On Monday, Dominion Energy, the listed utility that provides electricity to 7 million residential and business customers across 16 U.S. states, announced that it is developing multiple clean energy pilot projects that will blend hydrogen into its gas distribution systems. The first such pilot project is already underway at a facility in Utah.
Based out of Dominion’s Training Academy in Utah, the company’s first pilot project will blend 5 percent hydrogen into a test system to learn how hydrogen works in gas lines and appliances before blending into a larger system that serves more than 1 million gas utility customers in Utah. Dominion recently proposed a similar project in North Carolina.

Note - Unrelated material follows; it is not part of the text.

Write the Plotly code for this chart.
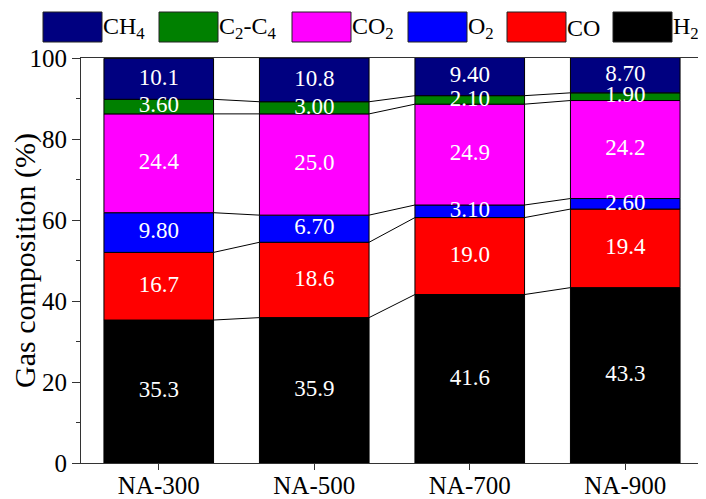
import plotly.graph_objects as go

categories = ["NA-300", "NA-500", "NA-700", "NA-900"]
h2 = [35.3, 35.9, 41.6, 43.3]
co = [16.7, 18.6, 19.0, 19.4]
o2 = [9.8, 6.7, 3.1, 2.6]
co2 = [24.4, 25.0, 24.9, 24.2]
c2c4 = [3.6, 3.0, 2.1, 1.9]
ch4 = [10.1, 10.8, 9.4, 8.7]
y_ticks = [0, 20, 40, 60, 80, 100]

series = [
    ("H<sub>2</sub>", h2, "#000000"),
    ("CO", co, "#FF0000"),
    ("O<sub>2</sub>", o2, "#0000FF"),
    ("CO<sub>2</sub>", co2, "#FF00FF"),
    ("C<sub>2</sub>-C<sub>4</sub>", c2c4, "#008000"),
    ("CH<sub>4</sub>", ch4, "#000080"),
]

FONT = "'Liberation Serif', 'Times New Roman', serif"
OFF = 8  # default page body margin
W, H = 706 - OFF, 499 - OFF
L, R, T, B = 81 - OFF, 3, 58 - OFF, 36
BW = 0.705
xs = list(range(len(categories)))

def fmt(v):
    return f"{v:.1f}" if v >= 10 else f"{v:.2f}"

fig = go.Figure()
base = [0.0] * len(categories)
cums = []
for name, vals, color in series:
    fig.add_trace(go.Bar(
        x=xs, y=vals, base=base[:], width=BW, marker=dict(color=color, line=dict(color="#000000", width=1)),
        name=name, showlegend=False, hoverinfo="skip"))
    mids = [b + v / 2 for b, v in zip(base, vals)]
    fig.add_trace(go.Scatter(
        x=xs, y=mids, mode="text", text=[fmt(v) for v in vals],
        textfont=dict(family=FONT, size=23, color="white"), showlegend=False, hoverinfo="skip"))
    base = [b + v for b, v in zip(base, vals)]
    cums.append(base[:])

# connecting lines between bars at cumulative boundaries (exclude top)
lx, ly = [], []
for level in cums[:-1]:
    for i in range(len(categories) - 1):
        lx += [xs[i] + BW / 2, xs[i + 1] - BW / 2, None]
        ly += [level[i], level[i + 1], None]
fig.add_trace(go.Scatter(x=lx, y=ly, mode="lines", line=dict(color="#000000", width=1),
                         showlegend=False, hoverinfo="skip"))

# manual legend (positions in page pixels)
pw, ph = W - L - R, H - T - B
def px_x(p):
    return (p - OFF - L) / pw
def px_y(p):
    return (H - B - (p - OFF)) / ph

legend_order = ["CH<sub>4</sub>", "C<sub>2</sub>-C<sub>4</sub>", "CO<sub>2</sub>", "O<sub>2</sub>", "CO", "H<sub>2</sub>"]
legend_boxes = [43, 159, 292, 408, 507, 613]
colors = {n: c for n, _, c in series}
for name, bx in zip(legend_order, legend_boxes):
    fig.add_shape(type="rect", xref="paper", yref="paper",
                  x0=px_x(bx), x1=px_x(bx + 59), y0=px_y(42), y1=px_y(12),
                  fillcolor=colors[name], line=dict(color="#222222", width=1))
    fig.add_annotation(xref="paper", yref="paper", x=px_x(bx + 58), y=px_y(28),
                       xanchor="left", yanchor="middle", text=name, showarrow=False,
                       font=dict(family=FONT, size=24, color="black"))

fig.update_layout(
    width=W, height=H, margin=dict(l=L, r=R, t=T, b=B, autoexpand=False),
    plot_bgcolor="white", paper_bgcolor="white", barmode="overlay",
    font=dict(family=FONT, size=25, color="black"),
)
fig.update_xaxes(range=[-0.5, 3.5], tickvals=xs, ticktext=categories, showgrid=False, zeroline=False,
                 showline=True, linecolor="#333333", linewidth=1, mirror=True, automargin=False,
                 ticks="outside", ticklen=6, tickcolor="#333333", ticklabelstandoff=-6,
                 tickfont=dict(family=FONT, size=25, color="black"))
fig.update_yaxes(range=[0, 100], tickvals=y_ticks, showgrid=False, zeroline=False,
                 showline=True, linecolor="#333333", linewidth=1, mirror=True, automargin=False,
                 ticks="outside", ticklen=8, tickcolor="#333333",
                 minor=dict(dtick=10, tick0=0, ticks="outside", ticklen=4, tickcolor="#333333"),
                 tickfont=dict(family=FONT, size=25, color="black"),
                 title=dict(text="Gas composition (%)", font=dict(family=FONT, size=30, color="black"), standoff=2))

fig.write_html("out.html")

“Hydrogen is a huge innovation in clean energy,” said Dominion’s Chief Innovation Officer Mark Webb, in a comment on the Utah pilot project. “It’s clean energy for homes and businesses and also clean fuel for vehicles and manufacturing plants,” Webb continued. “Few other energy sources have the potential to do so much good, so broadly across the economy. We’re investing in hydrogen today so it can hopefully transform the clean energy landscape in 5 or 10 years.”
Swiss Army Knife
Touting hydrogen as “the Swiss Army knife of clean energy,” Dominion noted in an official announcement of the pilot project hydrogen can do everything natural gas can do, but with fewer or even zero emissions. When produced using excess energy from solar, wind or nuclear, hydrogen produces zero greenhouse gas emissions. It can be blended with natural gas to heat homes or generate electricity or used as a clean fuel for transportation and manufacturing. Dominion is currently exploring other projects that use hydrogen in those applications.
“We’re reimagining the kinds of energy we deliver to our customers through our wires and pipes,” said Craig Wagstaff, Dominion’s Senior Vice President of Western Gas Distribution. “Just as we’re building solar and wind to deliver more clean energy to our electric customers, we’re developing hydrogen and renewable natural gas to deliver more clean energy to our gas customers.”
Besides its independent pilot projects in Utah and, prospectively, North Carolina, Dominion Energy is a lead sponsor of the Low Carbon Resources Initiative (LCRI), a 5-year, $100 million research and development effort focused on emerging clean energy technology.